In the first episode of Star Trek: Discovery, Lt. Saru (Doug Jones), a towering, green-eyed alien, tries to explain his planet to First Officer Michael Burnham (Sonequa Martin-Green). "Our species map is binary," Saru says with wide, fearful eyes. "We are either predator or prey. My people were hunted, bred and farmed. We are your livestock of old." Watching Saru admit his deep insecurity is a quintessential Star Trek moment—the franchise has explored uncomfortable cultural allegories through creatures and aliens since the 1970s.
Speaking with Newsweek, Jones says he hopes that Saru can take his place among the alien Starfleet officers of previous series. "I’d love to think Saru can have his place in Star Trek canon, and that Kelpiens can now be a part of this legacy," Jones says. "What kind of wit or charm or heroism is that going to take? What sort of relatability has to come across, in order for fans to find him iconic in that way? It’s a type of magic that I don’t have the answers for, but I do get to play a part in it."

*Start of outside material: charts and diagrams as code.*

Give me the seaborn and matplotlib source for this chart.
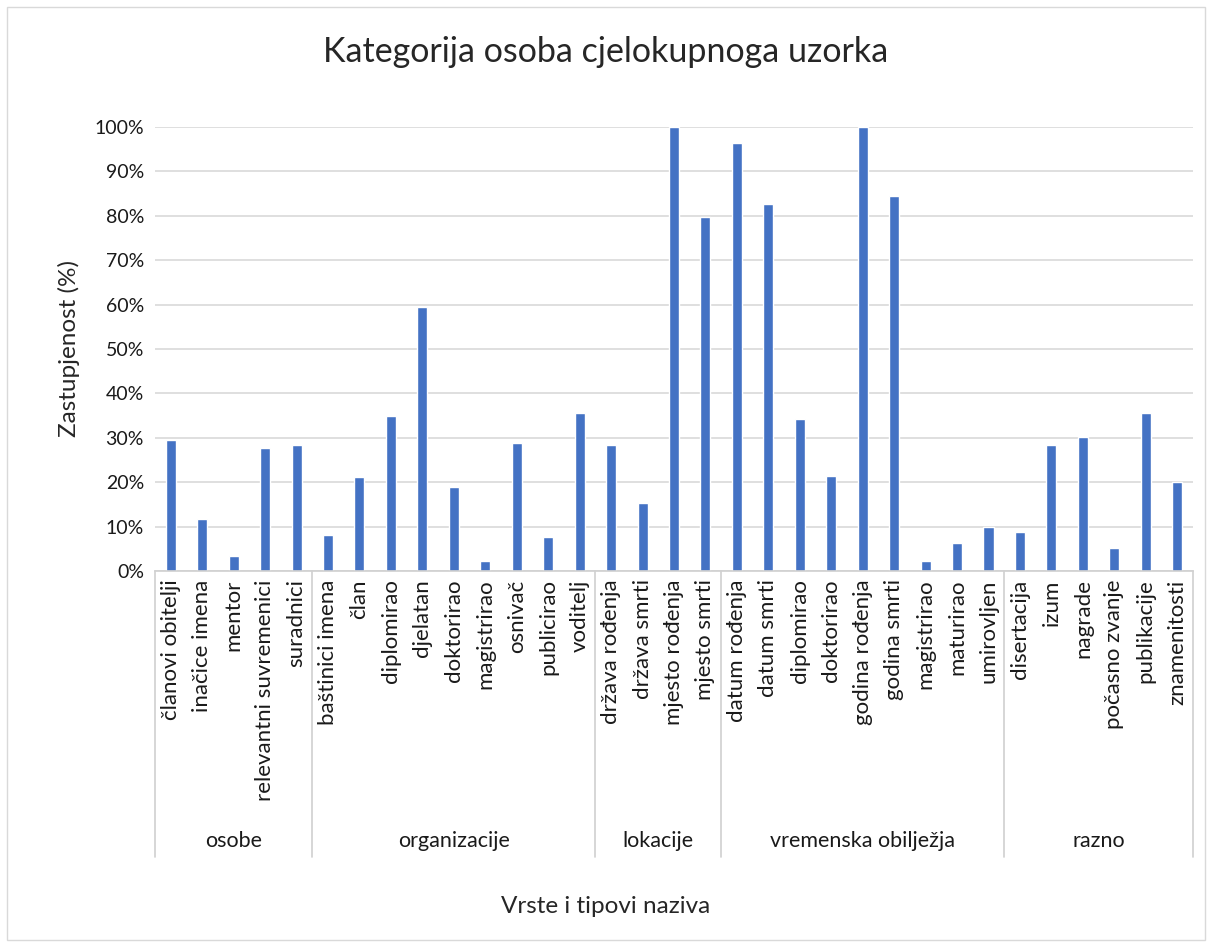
import pandas as pd
import matplotlib.pyplot as plt
import matplotlib.transforms as mtransforms
from matplotlib.patches import Rectangle
import seaborn as sns

# ---- data ----
groups = ["osobe", "organizacije", "lokacije", "vremenska obilježja", "razno"]

osobe = ["članovi obitelji", "inačice imena", "mentor", "relevantni suvremenici", "suradnici"]
osobe_vals = [29.5, 11.7, 3.4, 27.8, 28.4]

organizacije = ["baštinici imena", "član", "diplomirao", "djelatan", "doktorirao",
                "magistrirao", "osnivač", "publicirao", "voditelj"]
organizacije_vals = [8.2, 21.2, 34.9, 59.4, 18.9, 2.2, 28.9, 7.6, 35.6]

lokacije = ["država rođenja", "država smrti", "mjesto rođenja", "mjesto smrti"]
lokacije_vals = [28.4, 15.3, 100.0, 79.7]

vremenska = ["datum rođenja", "datum smrti", "diplomirao", "doktorirao", "godina rođenja",
             "godina smrti", "magistrirao", "maturirao", "umirovljen"]
vremenska_vals = [96.4, 82.6, 34.3, 21.3, 100.0, 84.5, 2.3, 6.4, 10.0]

razno = ["disertacija", "izum", "nagrade", "počasno zvanje", "publikacije", "znamenitosti"]
razno_vals = [8.7, 28.3, 30.2, 5.2, 35.6, 20.0]

# ---- build one long table ----
label_lists = [osobe, organizacije, lokacije, vremenska, razno]
value_lists = [osobe_vals, organizacije_vals, lokacije_vals, vremenska_vals, razno_vals]

rows = []
for g, labs, vals in zip(groups, label_lists, value_lists):
    for lab, v in zip(labs, vals):
        rows.append({"grupa": g, "naziv": lab, "key": g + "|" + lab, "vrijednost": v})
df = pd.DataFrame(rows)

sns.set_style("white")
plt.rcParams["font.family"] = ["Lato", "DejaVu Sans"]

fig = plt.figure(figsize=(12.12, 9.49), dpi=100)
ax = fig.add_axes([0.1279, 0.3983, 0.8564, 0.4679])

sns.barplot(data=df, x="key", y="vrijednost", order=list(df["key"]),
            color="#4472C4", saturation=1, width=0.32, ax=ax)

ax.set_xlim(-0.5, len(df) - 0.5)
ax.set_ylim(0, 100)
ax.set_yticks(range(0, 101, 10))
ax.set_yticklabels([f"{t}%" for t in range(0, 101, 10)], fontsize=14, color="#1a1a1a")
ax.yaxis.grid(True, color="#d9d9d9", linewidth=1.2)
ax.set_axisbelow(True)
for s in ["top", "right", "left"]:
    ax.spines[s].set_visible(False)
ax.spines["bottom"].set_color("#d0d0d0")
ax.spines["bottom"].set_linewidth(1.2)

ax.set_xticks(range(len(df)))
ax.set_xticklabels(df["naziv"], rotation=90, fontsize=16, color="#1a1a1a")
ax.tick_params(axis="both", length=0)
ax.tick_params(axis="x", pad=6)
ax.tick_params(axis="y", pad=8)
ax.set_xlabel("")
ax.set_ylabel("Zastupjenost (%)", fontsize=17.5, labelpad=10)

# multi-level category axis: separators and group names
trans = mtransforms.blended_transform_factory(ax.transData, ax.transAxes)
start = 0
bounds = [-0.5]
for g, labs in zip(groups, label_lists):
    end = start + len(labs)
    bounds.append(end - 0.5)
    ax.text((start + end - 1) / 2, -0.608, g, transform=trans, ha="center", va="center",
            fontsize=15.5, color="#1a1a1a")
    start = end
for b in bounds:
    ax.plot([b, b], [0, -0.644], transform=trans, color="#d0d0d0", linewidth=1.2, clip_on=False)

fig.text(0.5, 0.945, "Kategorija osoba cjelokupnoga uzorka", ha="center", va="center", fontsize=24.5)
fig.text(0.5, 0.0443, "Vrste i tipovi naziva", ha="center", va="center", fontsize=17.5)

fig.patches.append(Rectangle((7 / 1212, 9 / 949), 1198 / 1212, 933 / 949, transform=fig.transFigure,
                             fill=False, edgecolor="#d9d9d9", linewidth=1))

fig.savefig("out.png", dpi=100)
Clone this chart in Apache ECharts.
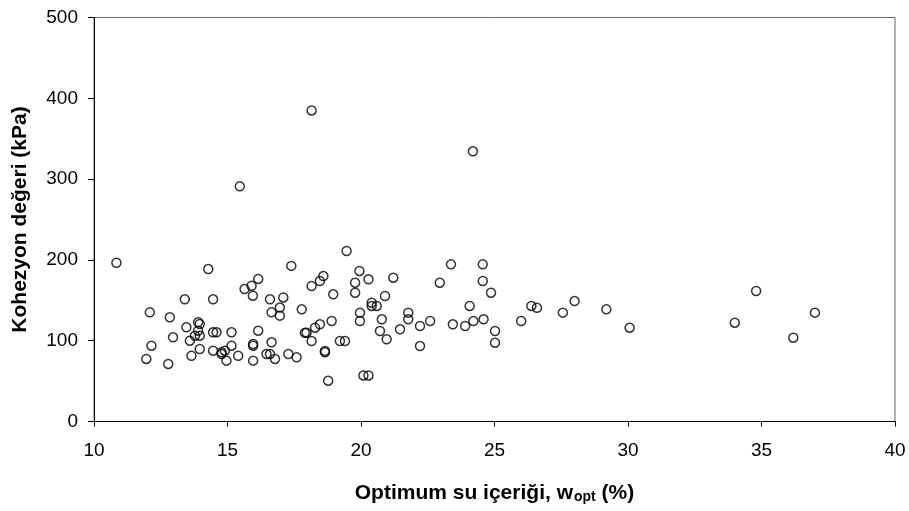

Jones has brought several iconic creatures to life, including the Silver Surfer, Abe Sapien in both Hellboy films, and both The Faun and the Pale Man in Pan's Labyrinth. This December, he'll play the aquatic lead in Guillermo Del Toro's The Shape of Water, but for now, he's on CBS All Access every week as Lt. Saru. The character, in many ways, is Discovery's Spock or Data, and that's not a role Jones takes lightly.
"I’m the one who ranks high on the bridge but doesn’t look like everyone else, and it's a lot of storyline to carry. It’s terrifying," Jones admits. Saru, standing at 6'8", towers above the other Starfleet officers on screen. Although he's physically imposing, Jones says he's plagued with low self-esteem. In episode three, we begin to see hints that Saru is even more complicated than he appears.
While making himself a glass of tea (with plenty of salt) in the mess hall, Saru feels his "threat ganglia," little transclucent fins which protrude from the nape of his neck when he senses danger, as they slide out of their pockets. He pushes them back in before the scene ends—Jones says that's something Saru has learned to do over time. "He's brilliant and skilled," Jones says, "but I believe Saru is hoping no one will notice that he's an underdog. He's the only one of his kind around, and I think he just wants to blend into the starship and not stand out."
Kelpiens like Saru have cloven hooves for feet, so costume designer Gersha Philips had to create Starfleet uniform boots specifically for the creature design. Those boots, which look like Saint Laurent heelless platforms, actually helped Jones to create Saru's cautious, swinging gait. Jones stands on the balls of his feet while on set, which pushes his pelvis forward and gives his character a humble, almost defeated-looking curve in his back. "As I walked around like that on set, I realized that I could swing my arms side to side, and not front to back as a human would. I let my hands hang loose, and they have a water-like fluidity to them."
Saru, according to Jones, is especially adept in water, though we won't see him afloat in Discovery. We will, however, see Star Trek's only Kelpien when he unleashes other abilities. Jones says he saw how many Trekkies were complaining about his character's fearful nature on Twitter while the first two Discovery episodes aired, and he assures us that there is more to Saru than meets the eye. "When a prey species is backed into a corner, they do have some fight in them," he says.
Jones can't confirm much about specific upcoming dangers, but he says Episode 8 will prove just how skilled Kelpiens are at getting around on their hooves. He also points out that Saru has no idea Michael is still onboard The Discovery—in his last exchange with his old friend and rival, Saru tells her he intends to protect his ship's captain better than she protected Captain Yeoh (Han Bo). Once Saru realizes Michael has been invited to join Discovery's crew, we may see another, more cut-throat side of Star Trek's first Kelpien.
Star Trek: Discovery airs Sundays at 8:30 on CBS All Access.